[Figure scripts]
◆ ◆ ◆ ◆ ◆

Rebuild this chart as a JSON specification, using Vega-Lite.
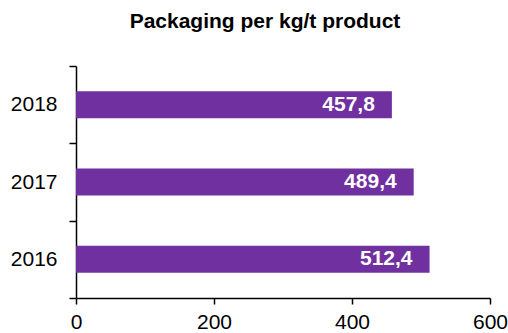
{
  "$schema": "https://vega.github.io/schema/vega-lite/v6.json",
  "width": 414,
  "height": 232,
  "autosize": {"type": "none"},
  "padding": {"left": 76, "top": 66, "right": 18, "bottom": 35},
  "background": "white",
  "title": {
    "text": "Packaging per kg/t product",
    "font": "Liberation Sans",
    "fontSize": 21,
    "fontWeight": "bold",
    "color": "black",
    "anchor": "middle",
    "frame": "group",
    "dx": -18,
    "offset": 23
  },
  "data": {
    "values": [
      {"year": "2018", "value": 457.8, "label": "457,8"},
      {"year": "2017", "value": 489.4, "label": "489,4"},
      {"year": "2016", "value": 512.4, "label": "512,4"}
    ]
  },
  "encoding": {
    "y": {
      "field": "year",
      "type": "nominal",
      "sort": "descending",
      "title": null,
      "scale": {"paddingInner": 0, "paddingOuter": 0},
      "axis": {
        "tickBand": "extent",
        "domainColor": "black",
        "domainWidth": 1.5,
        "tickColor": "black",
        "tickWidth": 1.5,
        "tickSize": 7,
        "labelPadding": 12,
        "labelFont": "Liberation Sans",
        "labelFontSize": 21,
        "labelColor": "black",
        "grid": false
      }
    }
  },
  "layer": [
    {
      "mark": {"type": "bar", "color": "#7030A0", "height": {"band": 0.35}},
      "encoding": {
        "x": {
          "field": "value",
          "type": "quantitative",
          "title": null,
          "scale": {"domain": [0, 600], "nice": false},
          "axis": {
            "values": [0, 200, 400, 600],
            "grid": false,
            "domainColor": "black",
            "domainWidth": 1.5,
            "tickColor": "black",
            "tickWidth": 1.5,
            "tickSize": 6,
            "labelPadding": 7,
            "labelFont": "Liberation Sans",
            "labelFontSize": 21,
            "labelColor": "black",
            "labelFlush": false
          }
        }
      }
    },
    {
      "mark": {
        "type": "text",
        "align": "right",
        "baseline": "middle",
        "dx": -17,
        "font": "Liberation Sans",
        "fontSize": 21,
        "fontWeight": "bold",
        "color": "white"
      },
      "encoding": {
        "x": {"field": "value", "type": "quantitative"},
        "text": {"field": "label"}
      }
    }
  ],
  "config": {"view": {"stroke": null}}
}
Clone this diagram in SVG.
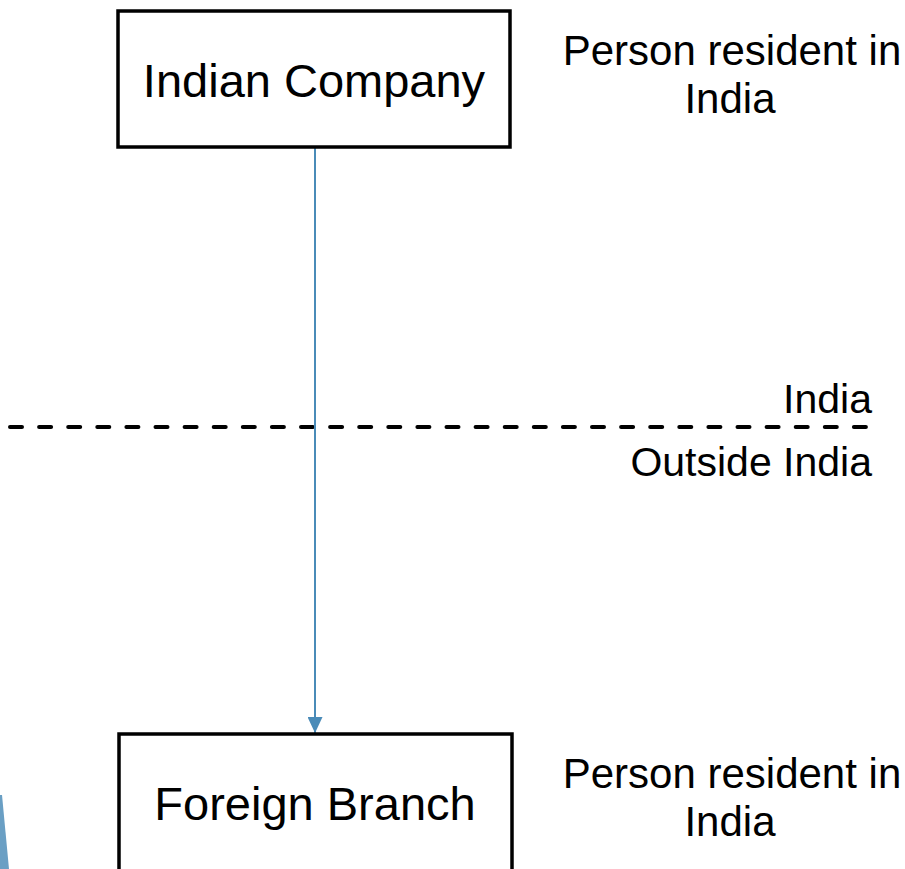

◆ ◆ ◆ ◆ ◆

■ **Task goal**
Find all lines where the word "this" appears. Copy them.

■ **Correct result**
Rebuild this chart as a JSON specification, using Vega-Lite.
Clone this diagram in SVG.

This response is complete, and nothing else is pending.